The Mount Vernon Statement, released on Wednesday, just before CPAC got rolling, claims to be rallying point around which “all conservatives” can unify. Really. I find that a stretch despite quality signers from Heritage and the Old Guard Conservative Movement.
If it was really about unifying the conservative movement, something tells me one of its main drafters wouldn’t have cracked into Sarah Palin on the very day of its release. Grover Norquist let loose, “Is Palin running for president? The answer is no. She could have spoken to 10,000 people, but instead she chose to speak to 600 and get paid $100,000. That’s being a spokesperson and making a living, not running for president.”
Rats! Norquist’s statement was so close to being profoundly unifying. He just missed!
Actually his non sequitur was a very non-subtle indicator of what the statement is really about.
Circling the wagons is the essence of the old boy network. If the swagger of grassroots women of integrity has got you down, no worry, just coalesce around the jerks. High profile leaders like Michelle Malkin and Sarah Palin have done a nifty job of refusing to buy into the corruption of the Right that Grover Norquist and David Keene so flamboyantly represent. To normal people, the idea that our own house ought to be in order before we attack the values of the Left is uncontroversial. Not so for many of the old school leaders of the conservative movement.
And the audacity of trying to lock into George Washington’s legacy is intensely galling.
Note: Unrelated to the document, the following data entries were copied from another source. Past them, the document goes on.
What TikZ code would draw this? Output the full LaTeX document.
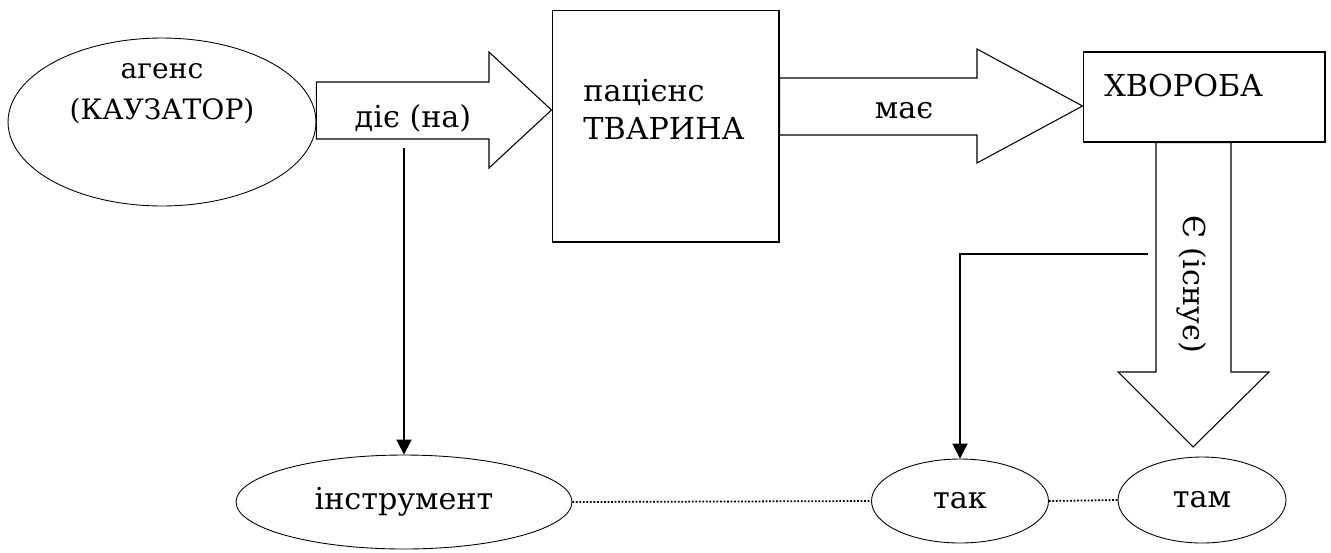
\documentclass[tikz,border=0pt]{standalone}
\usepackage{fontspec}
\setmainfont{DejaVu Serif}[Scale=0.86]
\usepackage{tikz}
\usetikzlibrary{arrows.meta,shapes.geometric}

\begin{document}
\begin{tikzpicture}[x=0.02cm,y=-0.02cm,font=\fontsize{20}{22}\selectfont,
  oval/.style={draw,ellipse,line width=0.5pt,inner sep=0pt},
  box/.style={draw,rectangle,line width=0.6pt,inner sep=0pt},
  fatarrow/.style={draw,line width=0.6pt,line join=miter},
  conn/.style={line width=1.1pt,-{Triangle[length=3mm,width=3mm]}},
  link/.style={dash pattern=on 1pt off 1pt,line width=1pt}]
\useasboundingbox (0,0) rectangle (1331,552);
\node[oval,minimum width=6.16cm,minimum height=3.36cm] (agens) at (162,122) {};
\node[align=center,font=\fontsize{18.6}{23.5}\selectfont] (agenstxt) at (162,94) {агенс\\(КАУЗАТОР)};
\node[box,minimum width=4.54cm,minimum height=4.64cm] (patient) at (665.5,126) {};
\node[anchor=west,align=left,font=\fontsize{20}{21.6}\selectfont] (patienttxt) at (578,109) {пацієнс\\ТВАРИНА};
\node[box,minimum width=4.84cm,minimum height=1.8cm] (disease) at (1204,97) {};
\node[anchor=west] (diseasetxt) at (1099,85) {ХВОРОБА};
\node[oval,minimum width=6.72cm,minimum height=1.88cm] (instr) at (404,502) {інструмент};
\node[oval,minimum width=3.54cm,minimum height=1.68cm] (tak) at (960,501) {так};
\node[oval,minimum width=3.36cm,minimum height=1.72cm] (tam) at (1202,500) {там};
% block arrows
\draw[fatarrow] (agens.east |- 0,82) -- (489,82) -- (489,52) -- (patient.west |- 0,110)
  -- (489,168) -- (489,139) -- (agens.east |- 0,139) -- cycle;
\node (acts) at (413,118) {діє (на)};
\draw[fatarrow] (patient.east |- 0,78) -- (977,78) -- (977,49) -- (disease.west |- 0,106)
  -- (977,163) -- (977,135) -- (patient.east |- 0,135) -- cycle;
\node (has) at (904,111) {має};
\draw[fatarrow] (1156,0 |- disease.south) -- (1156,372) -- (1118,372) -- (1193,447)
  -- (1269,372) -- (1231,372) -- (1231,0 |- disease.south) -- cycle;
\node[rotate=-90] (exists) at (1192,284) {Є (існує)};
% connectors
\coordinate (actsfoot) at (404,148);
\draw[conn] (actsfoot) -- (instr.north);
\coordinate (existsfoot) at (1148,254);
\draw[conn] (existsfoot) -- (existsfoot -| tak.north) -- (tak.north);
\draw[link] (instr.east) -- (tak.west);
\draw[link] (tak.east) -- (tam.west);
\end{tikzpicture}
\end{document}
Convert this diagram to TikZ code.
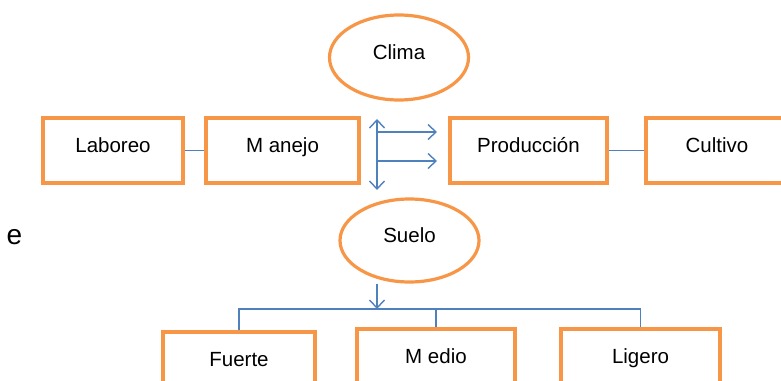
\documentclass[tikz,border=0pt]{standalone}
\usepackage{fontspec}
\setmainfont{Liberation Sans}
\usetikzlibrary{shapes.geometric,arrows.meta}
\definecolor{boxorange}{HTML}{F79646}
\definecolor{lineblue}{HTML}{4F81BD}
\begin{document}
\begin{tikzpicture}[x=1pt,y=-1pt]
    \tikzset{%
      box/.style={rectangle, draw=boxorange, line width=3.5pt, inner sep=0pt,
        minimum height=65pt, text height=14.5pt, text depth=11.5pt,
        font=\fontsize{20.5}{24}\selectfont},
      oval/.style={ellipse, draw=boxorange, line width=3.2pt, inner sep=0pt,
        text height=14.5pt, text depth=11.5pt,
        font=\fontsize{20.5}{24}\selectfont},
      link/.style={lineblue, line width=1.4pt},
      arr/.style={link, -{Straight Barb[length=8pt,width=15pt]}},
      darr/.style={link, {Straight Barb[length=8pt,width=15pt]}-{Straight Barb[length=8pt,width=15pt]}},
    }
    \clip (0,0) rectangle (781,380);
    % ovals
    \node[oval, minimum width=139pt, minimum height=85pt] (Clima) at (399,57.5) {Clima};
    \node[oval, minimum width=139pt, minimum height=83pt] (Suelo) at (409.5,240.5) {Suelo};
    % top row
    \node[box, minimum width=140pt] (Laboreo) at (113,150.5) {Laboreo};
    \node[box, minimum width=153pt] (Manejo) at (282.5,150.5) {M anejo};
    \node[box, minimum width=157pt] (Produccion) at (528.5,150.5) {Producción};
    \node[box, minimum width=142pt] (Cultivo) at (717,150.5) {Cultivo};
    \draw [link] (Laboreo) -- (Manejo);
    \draw [link] (Produccion) -- (Cultivo);
    % arrows in the middle
    \coordinate (vtop) at (377,119);
    \coordinate (vbot) at (377,190);
    \coordinate (h1a) at (377,132);
    \coordinate (h1b) at (437,132);
    \coordinate (h2a) at (377,161);
    \coordinate (h2b) at (437,161);
    \draw [darr] (vtop) -- (vbot);
    \draw [arr] (h1a) -- (h1b);
    \draw [arr] (h2a) -- (h2b);
    % bottom row
    \node[box, minimum width=152pt] (Fuerte) at (239,364.5) {Fuerte};
    \node[box, minimum width=158pt] (Medio) at (436,361.5) {M edio};
    \node[box, minimum width=159pt] (Ligero) at (640.5,361.5) {Ligero};
    \coordinate (bus) at (377,309);
    \draw [arr] (Suelo.south -| bus) -- (bus);
    \draw [link] (Fuerte.north) |- (bus) -| (Ligero.north);
    \draw [link] (Medio.north) -- (Medio.north |- bus);
    % stray letter
    \node[font=\fontsize{28}{32}\selectfont, inner sep=0pt] (e) at (14.5,237) {e};
\end{tikzpicture}
\end{document}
The Mount Vernon Statement argues that “the Constitutional conservatism… reminds economic conservatives that morality is essential to limited government.” Great concept--tell it to Mr. Keene. Our first president was an integrity before all else kind of a leader, nothings like the brass knuckle, whatever it takes, CPAC loyalists.
The Mount Vernon Statement seems to be mostly a way of changing the subject from “the trouble with CPAC…” and making an “all is forgiven” step forward. Nice try. But Mr. Norquist has helpfully let the cat out of the bag on the latest self-congratulatory yelp of establishment conservatives.